Eine recht steile, aber nicht ganz unbegründete These. Flick stellt auf dieser Bewertungsskala vielleicht das andere Extrem dar: Anpassungen nur im Detail, ständiger Fokus auf die eigenen Stärken und gnadenloses Festhalten an dem, was sein Team bereits erfolgreich nachweisen konnte. Auch das ist wohlgemerkt eine Überspitzung. Beide Trainer sind sehr wahrscheinlich deutlich weiter in der Mitte dieser Skala zu verorten, als ihnen mitunter nachgesagt wird. Und doch erklärt das womöglich einen signifikanten Unterschied.

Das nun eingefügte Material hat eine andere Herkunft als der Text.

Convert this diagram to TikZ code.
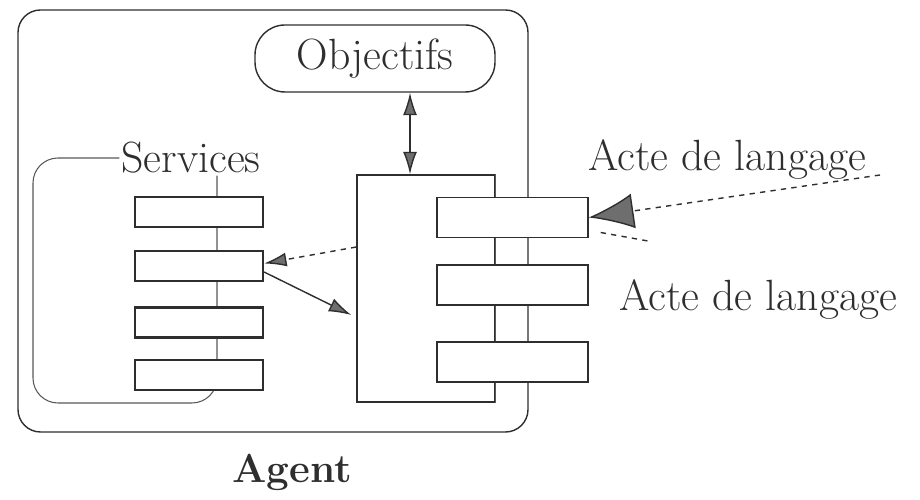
\documentclass[tikz,border=0pt]{standalone}
\usetikzlibrary{arrows.meta,positioning,calc}
\definecolor{ink}{HTML}{2E2E2E}
\definecolor{tipgray}{HTML}{6E6E6E}

\begin{document}
\begin{tikzpicture}[
  srv/.style={rectangle, draw=ink, very thick, fill=white, minimum width=2.56cm, minimum height=0.6cm, inner sep=0pt},
  act/.style={rectangle, draw=ink, thick, fill=white, minimum width=3.02cm, minimum height=0.8cm, inner sep=0pt},
  lbl/.style={font=\Huge, text=ink, inner sep=1pt},
  gtip/.tip={Latex[length=4.5mm,width=2.8mm,fill=tipgray]},
  msg/.style={-gtip, thick, ink}
]
  \useasboundingbox (0,0) rectangle (18.4,10);
  % agent
  \node[draw=ink, thick, rounded corners=0.45cm, minimum width=10.2cm, minimum height=8.44cm, inner sep=0pt] (box) at (5.46,5.58) {};
  \node[font=\fontsize{23}{28}\selectfont\bfseries, text=ink] (agent) at (5.84,0.56) {Agent};
  \node[draw=ink, thick, rounded corners=0.6cm, minimum width=4.8cm, minimum height=1.34cm, font=\Huge, text=ink] (obj) at (7.5,8.83) {Objectifs};
  % services
  \node[lbl, fill=white] (svc) at (3.82,6.84) {Services};
  \coordinate (sx) at (4.34,1.94);
  \draw[ink!80, semithick, rounded corners=0.5cm] (svc.west) -- (0.66,6.84) -- (0.66,1.94) -- (sx) -- (sx |- svc.south);
  \node[srv] (s1) at (3.98,5.76) {};
  \node[srv] (s2) at (3.98,4.68) {};
  \node[srv] (s3) at (3.98,3.55) {};
  \node[srv] (s4) at (3.98,2.50) {};
  % control part
  \node[draw=ink, thick, fill=white, minimum width=2.76cm, minimum height=4.54cm, inner sep=0pt] (ctrl) at (8.52,4.23) {};
  \draw[ink!80, semithick] (ctrl.north east) -- (ctrl.south east);
  \node[act] (r1) at (10.25,5.65) {};
  \node[act] (r2) at (10.25,4.30) {};
  \node[act] (r3) at (10.25,2.76) {};
  % arrows
  \draw[thick, ink, gtip-gtip] ([xshift=0.7cm]obj.south) -- ([xshift=0.7cm]obj.south |- ctrl.north);
  \draw[msg, dashed] ([yshift=0.83cm]ctrl.west) -- ([yshift=0.05cm]s2.east);
  \draw[msg] ([yshift=-0.12cm]s2.east) -- ([shift={(-0.1,-0.53)}]ctrl.west);
  % speech acts
  \coordinate (src) at (17.6,6.5);
  \coordinate (dst) at (12.96,5.18);
  \draw[dashed, ink, thick, -{Latex[length=9mm,width=7mm,fill=tipgray]}] (src) -- (r1.east);
  \draw[dashed, ink, thick] ([shift={(0.24,-0.3)}]r1.east) -- (dst);
  \node[lbl] (actin) at (14.54,6.8) {Acte de langage};
  \node[lbl] (actout) at (15.16,4.0) {Acte de langage};
\end{tikzpicture}
\end{document}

Von Flick ist somit nicht weniger zu erwarten als eine Bayern-Mannschaft, die mit der Idee ins Spiel geht, die Chancen von Haaland zu verhindern, bevor sie überhaupt entstehen. Extrem hoher Druck im zentralen Mittelfeld, hoch verteidigende ballnahe Außenverteidiger und das Verhindern von gezielt und kontrolliert gespielten Bällen hinter die eigene Kette, indem man dem Ballbesitzer des Gegners auf den Füßen steht. Zweifelsohne hat Flick dafür gute Gründe. Und die Umsetzung dessen wird mitentscheidend dafür sein, wie das Spiel ausgeht.

Was für ein Spiel wird es?

Beide Teams kennen sich gut. Beide haben ihre spezifischen Qualitäten, um den Gegner ins Schwitzen zu bringen. Obwohl sowohl der BVB als auch die Bayern im Ligaalltag ähnliche Ballbesitzwerte haben, sind ihre Spielanlagen recht verschieden. Die Bayern wollen ihre Gegner mit Pressing und Dauerdruck zermalmen und gehen ein großes defensives Risiko ein. Auf der anderen Seite mag der BVB defensiv eine stabilere Tiefenverteidigung und Absicherung haben, verpasst es dafür aber oft genug, den Gegner im Mittelfeld und beim Spielaufbau unter Druck zu setzen.

Beide verfügen über tolle Offensivreihen, die jederzeit für ein Spektakel sorgen können. Und so gab es in den letzten Jahren viele Tore in den direkten Duellen – wenn auch oftmals einseitig verteilt.

Die Bayern, so viel dürfte Konsens sein, sind der Favorit. Zwar kam der BVB zuletzt wieder in die Spur und der Rekordmeister bietet immer wieder etwas an, aber die Erfahrung der letzten Jahre ist eben jene, dass die Bayern selbst in schwächeren Phasen immer zur Stelle gewesen sind, wenn es gegen Borussia Dortmund ging. Für beide Mannschaften ist der Knüller richtungsweisend. Dortmund braucht einen Sieg, um das große Ziel der Champions-League-Qualifikation nicht aus den Augen zu verlieren. Die Bayern hingegen könnten bereits zum Anpfiff die Tabellenführung verloren haben, wollen diese aber gegen 20:30 Uhr zurückerobern – oder bestenfalls sogar ausbauen.